Non-open "open data" on beta.usaspending.gov


#1

If you click through the tiny link in the footer “NOTE: You must click here for very important D&B information.” you find on this page https://beta.usaspending.gov/#/db_info the following statement:

D&B hereby grants you, the user, a license for a limited, non-exclusive use of D&B data within the limitations set forth herein. By using this website you agree that you shall not use D&B Open Data without giving written attribution to the source of such data (i.e., D&B) and shall not access, use or disseminate D&B Open Data in bulk, (i.e., in amounts sufficient for use as an original source or as a substitute for the product and/or service being licensed hereunder). [emphasis added]

Note that the definition of open data explicitly includes bulk access. I am concerned about this as I think this is one the major areas in which a clear definition of open data is being undermined (cf this thread OKI's session @OGP civil society morning? What is the future of Open Gov?)

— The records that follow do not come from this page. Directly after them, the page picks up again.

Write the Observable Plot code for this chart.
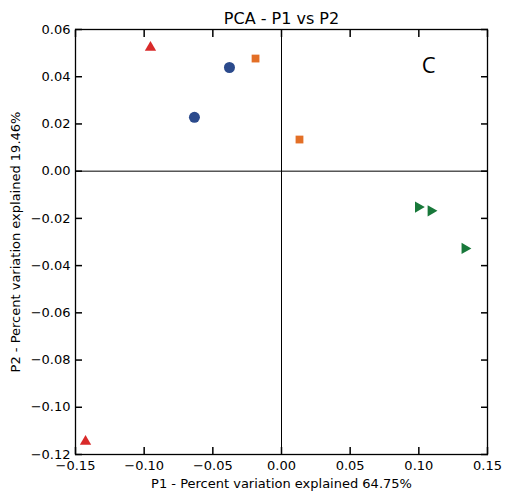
<!DOCTYPE html>
<html><head><meta charset="utf-8">
<script src="https://cdn.jsdelivr.net/npm/d3@7"></script>
<script src="https://cdn.jsdelivr.net/npm/@observablehq/plot@0.6"></script>
<style>body{margin:0;background:#fff}</style>
</head><body><div id="chart"></div>
<script>
const redX = [-0.0954, -0.1427];
const redY = [0.0524, -0.1145];
const blueX = [-0.0379, -0.0634];
const blueY = [0.0439, 0.0228];
const orangeX = [-0.0189, 0.0131];
const orangeY = [0.0477, 0.0134];
const greenX = [0.0996, 0.1088, 0.1335];
const greenY = [-0.0152, -0.0168, -0.0327];
const xTicks = [-0.15, -0.10, -0.05, 0.00, 0.05, 0.10, 0.15];
const yTicks = [-0.12, -0.10, -0.08, -0.06, -0.04, -0.02, 0.00, 0.02, 0.04, 0.06];
const title = "PCA - P1 vs P2";
const xLabel = "P1 - Percent variation explained 64.75%";
const yLabel = "P2 - Percent variation explained 19.46%";
const panelLabel = "C";

const pts = (xs, ys) => xs.map((x, i) => ({x, y: ys[i]}));
const fmt = d3.format(".2f");

const chart = Plot.plot({
  width: 505, height: 499,
  marginLeft: 75, marginRight: 18, marginTop: 29, marginBottom: 45,
  style: {fontFamily: "DejaVu Sans", fontSize: "13px", color: "#000", background: "#fff"},
  x: {domain: [-0.15, 0.15], label: null},
  y: {domain: [-0.12, 0.06], label: null},
  marks: [
    Plot.ruleX([0], {stroke: "#000", strokeWidth: 1}),
    Plot.ruleY([0], {stroke: "#000", strokeWidth: 1}),
    Plot.axisX(xTicks, {anchor: "bottom", tickSize: -7, tickPadding: 13, tickFormat: fmt, strokeWidth: 1.5, fontSize: 13}),
    Plot.axisX(xTicks, {anchor: "top", tickSize: -7, tickFormat: () => "", strokeWidth: 1.5}),
    Plot.axisY(yTicks, {anchor: "left", tickSize: -7, tickPadding: 12, tickFormat: fmt, strokeWidth: 1.5, fontSize: 13}),
    Plot.axisY(yTicks, {anchor: "right", tickSize: -7, tickFormat: () => "", strokeWidth: 1.5}),
    Plot.frame({stroke: "#000", strokeWidth: 1.3}),
    Plot.dot(pts(redX, redY), {x: "x", y: "y", symbol: "triangle", r: 4.2, fill: "#d92a2a", stroke: "none"}),
    Plot.dot(pts(blueX, blueY), {x: "x", y: "y", symbol: "circle", r: 5.5, fill: "#2b4a8c", stroke: "none"}),
    Plot.dot(pts(orangeX, orangeY), {x: "x", y: "y", symbol: "square", r: 4.4, fill: "#e36f26", stroke: "none"}),
    Plot.dot(pts(greenX, greenY), {x: "x", y: "y", symbol: "triangle", rotate: 90, r: 4.2, fill: "#18783a", stroke: "none"}),
    Plot.text([panelLabel], {frameAnchor: "top-right", dx: -52, dy: 28, fontSize: 22, fontFamily: "Open Sans", fill: "#000", text: d => d}),
    Plot.text([title], {frameAnchor: "top", dy: -6, lineAnchor: "bottom", fontSize: 16, fill: "#000", text: d => d}),
    Plot.text([xLabel], {frameAnchor: "bottom", dy: 33, fontSize: 13, fill: "#000", text: d => d}),
    Plot.text([yLabel], {frameAnchor: "left", dx: -60, rotate: -90, textAnchor: "middle", lineAnchor: "middle", fontSize: 13, fill: "#000", text: d => d})
  ]
});
document.getElementById("chart").append(chart);
</script>
</body></html>
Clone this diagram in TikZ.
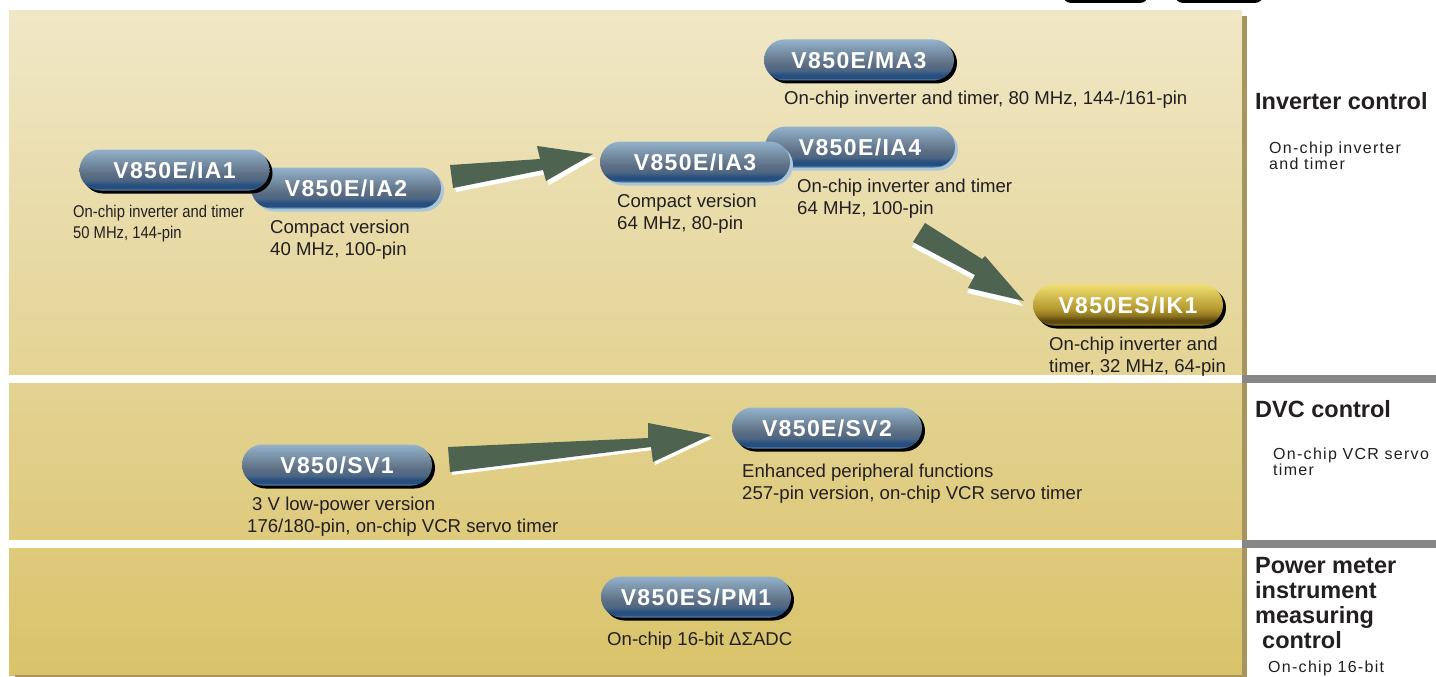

Data which is not available in bulk is not open data …


#2

I agree completely. A restriction on redistributing the data in bulk is non-open (and thus bad). What do we do about this? Find the right contacts to ask to remove this restriction? If that doesn’t work, write a blog post or otherwise reach out to relevant communities / journalists etc. to push back?


#3

Wow. That is a bit sneaky and definitely doesn’t qualify as open data.

It seems like Dun & Bradstreet’s stipulations are overriding GSA’s/18F’s typical open data policies/operating procedures with this project. I’ll reach out to the developers and see about starting a conversation about this.


#4

Great finding, and of course you are right: a limitation on re-distribution can’t but compromise the openness of the licence.

However, we can’t be that surprised by a bad open licence either.

In the UK, we use everyday government datasets licensed under the Open Government Licence (OGL) that is “open until proved closed”, where it says “This licence does not cover: (…) third party rights the Information Provider is not authorised to license (…)”.

The biggest example of this comes from when I was working with Open Addresses, in 2015. You probably know the story already: using FOI, it came out that Land Registry’s famous “Price Paid Data” could not have been released in the open in the first place, as its addresses are “normalised” by checking against Ordnance Survey’s AddressBase / Royal Mail’s PAF: commercial data products (read more here).

Only in June 2017 Land Registry made the matter explicit, and limited use for a) personal and/or non-commercial, or b) to display for the purpose of providing residential property price information services. Still OGL though!

I would suggest anybody to consider the licence a starting point more than the last word. If an open dataset is key to something you are doing, you should not be content of finding a licence that looks compatible with your needs, but push your investigation further: probe the publisher, engage them etc.

What do you reckon?


#6

Be careful. That is a perfectly reasonable disclaimer and it the legal folks covering themselves in case they accidentally release some info they can’t (e.g. personal info). We reviewed the OGL and it is compliant. I get there are unfortunate examples like the one you described: but once discovered this data became non-open (they did not continue saying it was open data).

The above example re D&B data is very different. To be clear as well I think the US gov work here is great - i just think we have a clear case here of a subtle but very important undermining of what open data means.

BTW: can you open a separate thread re the address registry data - i think that is a big and interesting issue and worth digging into further (but it would take this thread off-topic to discuss it here).